AmResearch

Kossan Rubber - 9MFY15 earnings meet expectations

kiasutrader
Publish date: Fri, 20 Nov 2015, 02:13 PM

· We downgrade Kossan Rubber Industries from BUY to HOLD with a revised fair value of RM9.40/share. This is based on an unchanged PE of 27x over rolled-forward FY16F earnings. Our downgrade is mainly due to its rich valuations and the limited upside potential to our fair value (+6%) post its strong share price performance this year.

· Kossan’s share price has doubled YTD. The stock’s rally was in tandem with its peers’ average YTD increase of +78%. In comparison, the FBM KLCI had declined by 5.8% over the same period. Correspondingly, Kossan’s PE has expanded to 25x-28x its FY15F-FY16F earnings, +3.5SD to +4SD above its 5-year mean of 12x.

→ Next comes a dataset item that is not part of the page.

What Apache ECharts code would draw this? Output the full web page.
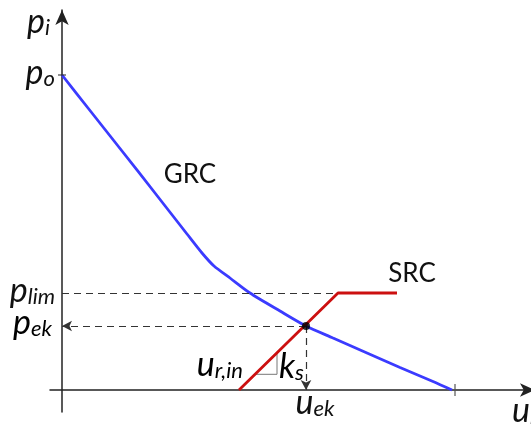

· We opine that further upside from its favorable USD exposure, which in part spurred the surge in rubber glove stocks (including Kossan’s), may be limited moving forward as the exchange rate appears to have stabilized. Additionally, we believe that the share price has already incorporated its strong earnings growth momentum (3-year CAGR of 22%).

· Kossan's 9MFY15 results were in line with our and market’s expectations. It reported a 3QFY15 net profit of RM55mil to extend its 9MFY15 earnings to RM148mil. · Its dividend quantum, however, surprised on the upside as it declared an interim DPS of 5.5 sen vs the usual 3.5 sen. Based on management’s guidance of a 40% payout for FY15F and 50% payout for FY16F, we have tweaked upwards our gross DPS to 12.5 sen and 17.5 sen. Yields are ~2%.

· The significant jump in Kossan’s 9MFY15 bottom line (YoY: +40%) came on the back of a healthy 28% growth in turnover as the ASP declines (in tandem with lower raw material costs) were outweighed by the sizeable increase in sales volumes (+34%). The latter was due to the availability of new capacity from its Plants 2 and 3 which began commercial operations in June 2015.

· On a sequential basis, 3QFY15 net profit rose by 16%, tracking its 15% increase in revenue. The quarter’s strong performance was also aided by growing contribution from its clean room division and improvements in its TRP business.

· Kossan’s 9MFY15 EBITDA margin had increased by 1.3ppts YoY to 20.5%, surpassing its previous peak of 19% back in FY09/10. The margin expansion can be attributed to the group’s lower input costs, more efficient operations (including high utilisation rates) and improved product mix (9MFY15 NBR:NR glove split of 68:32 vs 9MFY14’s 60:40).

· Looking ahead, we expect Kossan’s earnings growth momentum to remain intact in 4QFY15 and to carry through to FY16F as its new capacities progressively come on stream and its older lines are overhauled. We gather that glove demand remains robust given that its upcoming capacities have all been contracted for.